Il a quelque part été relevé que l’usage public du mot “algorithme” relève d’une “utilisation trop simplifiée." [1]
Nous le confirmons: dans un ordinateur, on a du mal à identifier ce qu’est un algorithme. En tant que “suite d’instructions”, l’algorithme en toute rigueur devrait être fini… mais au contraire, un ordinateur fonctionne grâce à des programmes, qui peuvent opérer des boucles de traitement, et donc travailler de manière in(dé)finie! Autre distance algorithme/programme: alors que l’algorithme est une suite théorique d’instructions, une procédure générale, un programme c’est l’écriture de ces instructions dans un langage de programmation particulier. On dit qu’un programme implémente un ou plusieurs algorithmes.
Nous devons alors insister sur le caractère abstrait de l’algorithme, qui suppose d’ignorer les détails d’implémentation (choix du langage et du cadre (framework) de programmation, architecture logiciel, clustering etc). [2]
Parler d’algorithme, c’est choisir le seul regard du logicien, qui est loin d’épuiser la réalité: d’autres regards complémentaires sont nécessaires pour parler un peu mieux du réel (le regard de l’utilisateur, de l'administrateur, du programmeur etc.)
Le programme et l’algorithme ne sont pas déterministes de la même manière, au sens où le programme est soumis à modification en cas de changement de variables. Un programme peut certes “embarquer“ certaines séquences de code, non changeantes, qualifiables d’algorithmes. Mais selon certains auteurs, on ne doit parler d’algorithme qu’à un stade de réduction avancée. [3] Quoi qu’il en soit, la notion de programme appelle celle de finitude ou non-terminaison.

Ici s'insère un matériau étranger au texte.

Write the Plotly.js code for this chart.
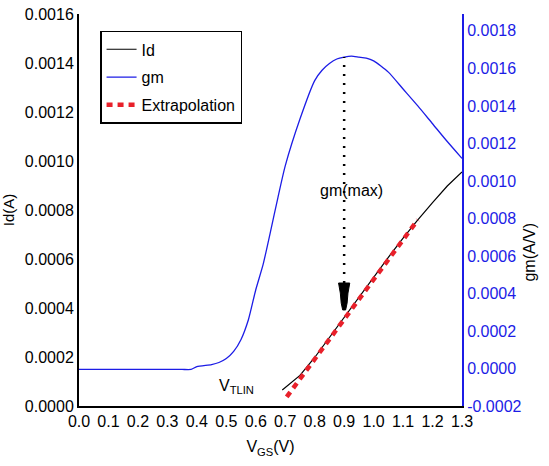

La non-terminaison inhérente au traitement de programmes implique que l'opcode devant être exécuté peut être conservé dans un compteur de programme, qui est ensuite incrémenté de manière séquentielle après l'exécution de chaque opcode. Cependant, certains opcodes, tels que les instructions de saut (jump), ont la capacité de modifier la valeur du compteur de programme, ce qui peut entraîner une boucle d'exécution: on comprend ici que si un programme mettait un temps infini pour donner une réponse, il ne servirait potentiellement à rien… Pourtant le temps d’exécution (uptime) est paramétrable et on récupère ici, un caractère de finitude typique de l’algorithme.
[1] Alberto Naibo qui travaille sur la définition de l'algorithme : "Or la notion d’algorithme est l’une des notions les plus présentes dans le débat public actuel. Ce débat est généralement dominé par un style de discussion journalistique, où des déclarations sont faites afin de polariser la discussion autour de scénarios futurs, positifs ou négatifs, concernant les impacts économiques, politiques et sociaux des algorithmes. Ces discussions n’explicitent cependant jamais ce qu’est un algorithme, et lorsqu’elles le font, une image trop simplifiée en est souvent donnée (un algorithme sera par exemple comparé à une recette de pâtisserie). " https ://observatoire-ia.pantheonsorbonne.fr/entretien-alberto-naibo-geometrie-algorithmes
[2] L'approche de Yuri Gurevich pour définir un algorithme est basée sur la notion d'une machine à états abstraite. Un algorithme est considéré comme un ensemble d'instructions qui opèrent sur des états abstraits, les transformant en nouveaux états. Cette définition permet différents modèles de calcul et capture l'essence du calcul indépendamment des détails d'implémentation spécifiques.
[3] Selon la complexité de Kolmogorov, un algorithme est défini en termes de théorie de l'information. Il considère un algorithme comme la description la plus courte possible (en termes de bits) d'un objet spécifique ou du processus permettant de le générer. L'algorithme qui produit l'objet avec la description la plus courte est considéré comme le plus efficace.